BBC News reports amazing new discovery:
Hubble finds 'best evidence' for Ganymede subsurface ocean.
Ganymede, 5,300km-wide moon of Jupiter and largest in the solar system, joins the short list for places you can find extraterrestrial liquid water: Mars (barely), Europa (of 2001 Space Odyssey fame), Enceladus (as much water as the planet Earth!), and now Ganymede, although you may have to get through 100 km of ice to get to the warm liquid water center surrounding a rocky mantle and core.
From the BBC:
Ganymede is just one of a large list of objects in the Solar System now thought to hide an ocean deep below the surface. These include the dwarf planets Pluto and Ceres; other Jupiter moons - Europa and Calisto; Saturn's moons Enceladus, Titan and Mimas; and possibly Neptune's moon, Triton.
What's super cool is that what we see in our own solar system is apparently a common pattern we'd expect to find throughout the universe: gas giants with ice moons that have a liquid water center, warmed by magnetic fields and tidal forces from the gas giant mother, and some from also radioactive cores (like our own planet).

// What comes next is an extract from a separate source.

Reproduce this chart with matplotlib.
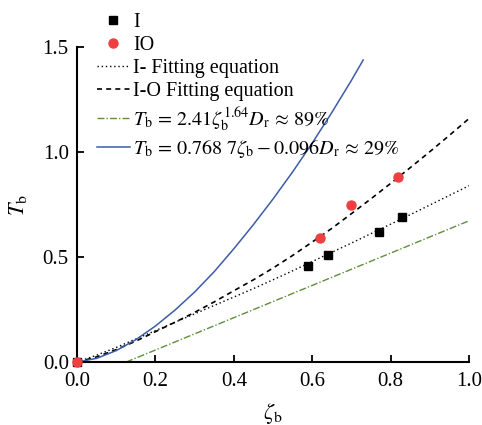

That means that warm liquid water environments are probably very common, and many are way outside the so-called habitable zones we think that life can live in.
To think that there's way more liquid water in our solar system than on the earth is truly mind blowing, and also thwarts many a bad sci-fi plot where the aliens come to steal our water.
But this is truly important because it drastically widens the potential pool of habitable environments for live to thrive. We used to think (like a week ago or so) that only planets in the so-called "Goldilocks" or "habitable zones" were even worth looking at.
The presence of a sub-surface ocean would heighten interest in Ganymede as a potentially habitable world. [...] The idea that a sub-surface ocean exists on Ganymede is exciting because wherever you have liquid water, you have one of the main ingredients for life.
And what kind of life would that be, your entire reality and world being below miles and miles of ice? Think of the limitations of living under that ice sheet: You've never seen a star or the sun or the massive gas giant you orbit, and none of your ecology's energy comes from the sun. It's boiling near the core and freezing at the "surface" and there's several hundred miles of warm liquid water to slosh around in between, stretching thousands of miles around the largest moon in the solar system. Even a hyper-advanced civilization that might develop under the ice would not discover the stars perhaps... ever? Nor would they know or possess "fire," at least how we think of it.
Another implication of living under the ice, everything would have to be very, very dark, unless there's some sort of bioluminesce. The sense of sight would seem to be completely superfluous--there's no light-producing heavenly bodies that are visible, unless the rocks glow from radiation. The constant aurora of Ganymede (which is really what "proved" there had to be a liquid water ocean) would never be visible under all that ice.
Some day intrepid explorers from Earth (most likely robotic) will drill through the ice of the numerous ice moons with a liquid center in our own solar system... and perhaps meet something drilling up from below. Exciting times!
Update:
Some awesome discussions below in the comments! Here's some additional links:
NASA confirms there's an ocean on Jupiter's moon Ganymede: 'Almost everywhere we look there's water.'
And from Scientific American, Have we got Solar System Habitability Backwards? h/t Athenian
I think at this point only the most contrived of explanations could avoid concluding that most of the liquid water in our solar system resides beyond the Earth – conceivably 15 to 16 times or more the volume of all terrestrial surface water.